EU funds help Kosovo fight unhealthy air pollution – Stars and Stripes

PRISTINA, Kosovo The European Union is investing more than $89 million to improve the air quality in Kosovo, whose capital of Pristina is choking from pollution by coal-based power plants, coal and wood heating in homes and old vehicles on the roads.

Luigi Brusa of the European Union office in Kosovo on Friday said during the last few days the air in Pristina was like that of Beijing, considered one of the most polluted cities in the world.

The U.S. Embassy's air quality monitor has shown PM2.5 pollution levels higher than 50, considered the maximum level accepted, rising up to 213 on Sunday.

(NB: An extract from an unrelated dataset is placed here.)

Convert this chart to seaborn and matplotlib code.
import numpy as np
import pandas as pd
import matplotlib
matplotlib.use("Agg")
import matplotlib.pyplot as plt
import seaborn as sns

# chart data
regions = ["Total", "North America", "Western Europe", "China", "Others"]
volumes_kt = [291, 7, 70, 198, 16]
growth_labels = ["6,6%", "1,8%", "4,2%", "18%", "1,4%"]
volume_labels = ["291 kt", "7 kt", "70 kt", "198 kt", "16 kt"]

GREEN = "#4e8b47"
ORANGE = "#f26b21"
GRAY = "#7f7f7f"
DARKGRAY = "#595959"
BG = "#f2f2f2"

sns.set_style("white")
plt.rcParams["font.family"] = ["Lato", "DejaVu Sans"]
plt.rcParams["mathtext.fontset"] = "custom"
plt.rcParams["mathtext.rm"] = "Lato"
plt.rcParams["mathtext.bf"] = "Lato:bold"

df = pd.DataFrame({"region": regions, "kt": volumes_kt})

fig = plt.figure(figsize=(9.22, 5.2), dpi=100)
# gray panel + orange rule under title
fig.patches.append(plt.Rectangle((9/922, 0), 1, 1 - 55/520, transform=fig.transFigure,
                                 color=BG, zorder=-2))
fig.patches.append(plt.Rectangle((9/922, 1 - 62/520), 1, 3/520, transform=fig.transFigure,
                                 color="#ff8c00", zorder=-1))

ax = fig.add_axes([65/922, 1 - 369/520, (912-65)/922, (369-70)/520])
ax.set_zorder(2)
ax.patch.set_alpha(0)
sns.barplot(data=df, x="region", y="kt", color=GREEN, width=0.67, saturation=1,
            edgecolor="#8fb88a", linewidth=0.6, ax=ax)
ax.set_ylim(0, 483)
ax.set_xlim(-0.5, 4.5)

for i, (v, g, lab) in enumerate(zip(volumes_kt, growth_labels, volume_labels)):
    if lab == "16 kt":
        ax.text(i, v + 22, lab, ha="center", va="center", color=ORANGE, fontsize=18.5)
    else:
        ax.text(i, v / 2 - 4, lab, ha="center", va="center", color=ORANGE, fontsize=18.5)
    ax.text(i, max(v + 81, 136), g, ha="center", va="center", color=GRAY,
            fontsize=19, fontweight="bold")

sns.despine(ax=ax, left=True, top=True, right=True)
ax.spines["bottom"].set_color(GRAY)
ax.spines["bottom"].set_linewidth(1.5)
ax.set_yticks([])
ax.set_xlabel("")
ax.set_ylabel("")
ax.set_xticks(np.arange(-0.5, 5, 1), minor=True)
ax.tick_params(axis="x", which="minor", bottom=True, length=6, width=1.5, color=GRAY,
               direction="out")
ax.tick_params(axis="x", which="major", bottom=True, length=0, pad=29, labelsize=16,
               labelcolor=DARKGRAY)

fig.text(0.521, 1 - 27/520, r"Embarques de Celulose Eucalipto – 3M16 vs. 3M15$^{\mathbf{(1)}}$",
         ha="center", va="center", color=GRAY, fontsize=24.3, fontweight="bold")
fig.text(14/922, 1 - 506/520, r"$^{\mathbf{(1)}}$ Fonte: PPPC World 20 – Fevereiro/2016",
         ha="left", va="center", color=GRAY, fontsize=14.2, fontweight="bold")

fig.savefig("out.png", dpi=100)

School children on Friday wore masks when walking to schools in the foggy capital.

To highlight the problems, air masks were also put on statutes of Mother Teresa and former U.S. Secretary of State Madeleine Albright.

Nysrete Doda, a Pristina resident walking her child to school, said even the air in her home was bad because she had forgotten to close a window overnight.

"It is better that children and old people do not go out of home, but they (children) have to," she complained.

Smoke from the Kosova B power plant in Obiliq, 6 miles from Pristina create a regular cloud over the capital.

Brussels has signed a contract with Kosovo authorities to invest $83 million to refurbish the plant, starting in May next year, to reduce the dust it produces, according to Brusa.

The EU is also investing $7.6 million to increase the capacity of the central Termokos heating system for 2,000 more households, or about 10,000 residents, including schools and kindergartens.

Outgoing Environment Minister Fatmir Matoshi says public institutions do not use coal for heating anymore and giving coal sacks to power corporation employees as a reward has stopped.

"We ask people for help because every citizen, especially in Pristina, should avoid using cars and heating with coal (now), so that we have better air," he said.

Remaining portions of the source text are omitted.